Applications of Diffusion Model

The denoising diffusion probabilistic model has shown promising results in various applications, especially in generative modeling. Some popular applications of diffusion models are given below.

  • Anomaly detection: It can be used to detect anomalies or outliers by measuring the reconstruction error during the denoising process. 
  • Image to Image translation: It can be used to translate one type of image to another type of image such as a semantic image to a realistic image.
  • Image inpainting: It can be used to fill the missing parts of an image or corrupted parts of the image. It has the ability to effectively denoise and reconstruct the missing parts. It can also be a replacement for unwanted objects from images by another object. 
  • Text to Image: With the help of this model, we can convert the text to the associated images.
  • Super-resolution: Diffusion models can be used to upgrade the resolution of low-quality images. The diffusion models iteratively refine and sharpen the details of the image.
  • Text to Videos: With the help of text prompts, the diffusion model can generate the sequence of videos.
  • Image Outpainting: It is a process where the diffusion model adds details outside or beyond the original image. By utilizing the parts of the original images, we can extend the original images.
  • Style transfer: The diffusion model has the ability to perform style transfer tasks. Here the goal is to transfer the style from one image to another as well as preserve the content of the image.
  • Data Denoising: For denoising tasks, it can be applied to various data types such as text, audio, and images. As a diffusion process, the model can effectively remove noise and reconstruct clean data samples.
  • Speech Synthesis: It can use to generate speech signals with realistic prosody, pitch, and timber. It can generate high-quality audio samples and is also used to remove noise from audio.
  • Molecular Generation: The generative models play a vital role in drug discovery and molecular generation. Diffusion models also perform well in this perspective.
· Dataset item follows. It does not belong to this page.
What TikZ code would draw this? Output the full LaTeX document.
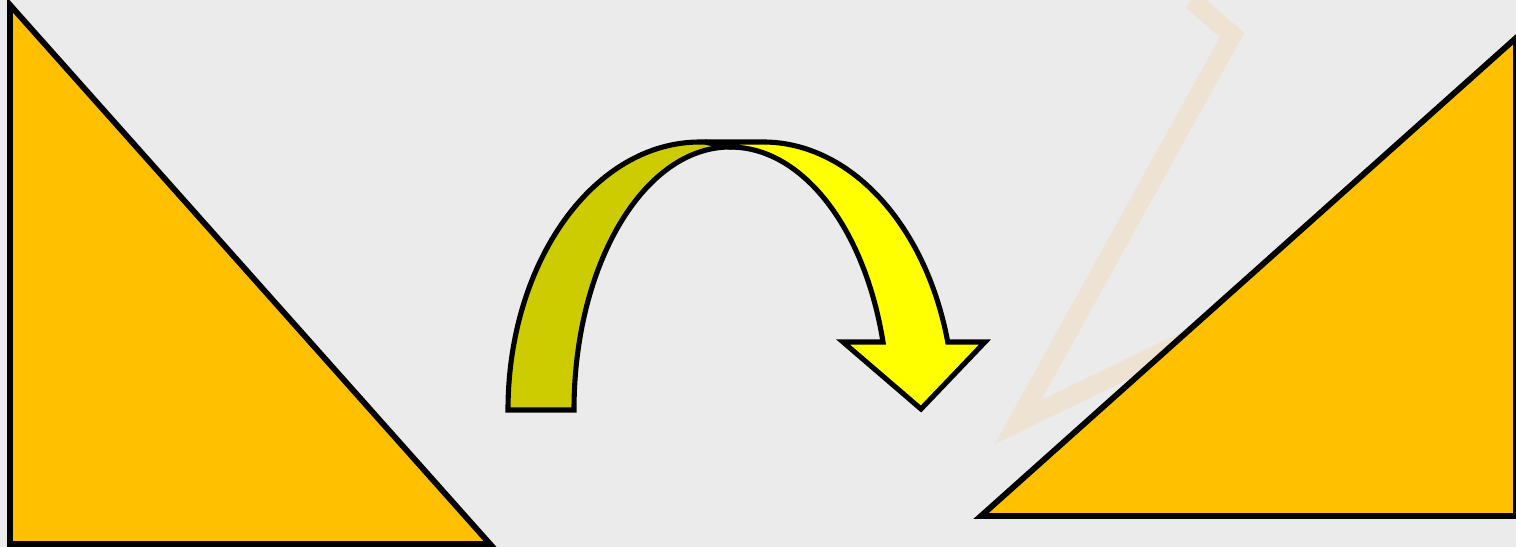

The diffusion model is based on the diffusion process which is a series of steps where noise is gradually added to the original data points and the denoising functions aim to remove the noise and reconstruct the original data. Like, we discussed the basics of the diffusion model, the architecture, and the procedure of the model and then learned the implementation of the diffusion model. Hope you create the base of the diffusion model and understand the working procedure of the diffusion model. Now you can try to implement the other applications of the diffusion model such as inpainting, outpainting, super-resolution, guided generation, infinite zooming, and so on. Some other steps can be taken, those are given below.


Conclusion

You can research to improve the efficiency of the diffusion model architecture such as speeding up the training process and reducing the number of steps of the diffusion model. You can understand the diffusion process more deeply so that you can generate better-quality samples.

Hope you get some ideas and the tutorial is beneficial to you. Thanks for reading the tutorial and enjoy the deep learning field.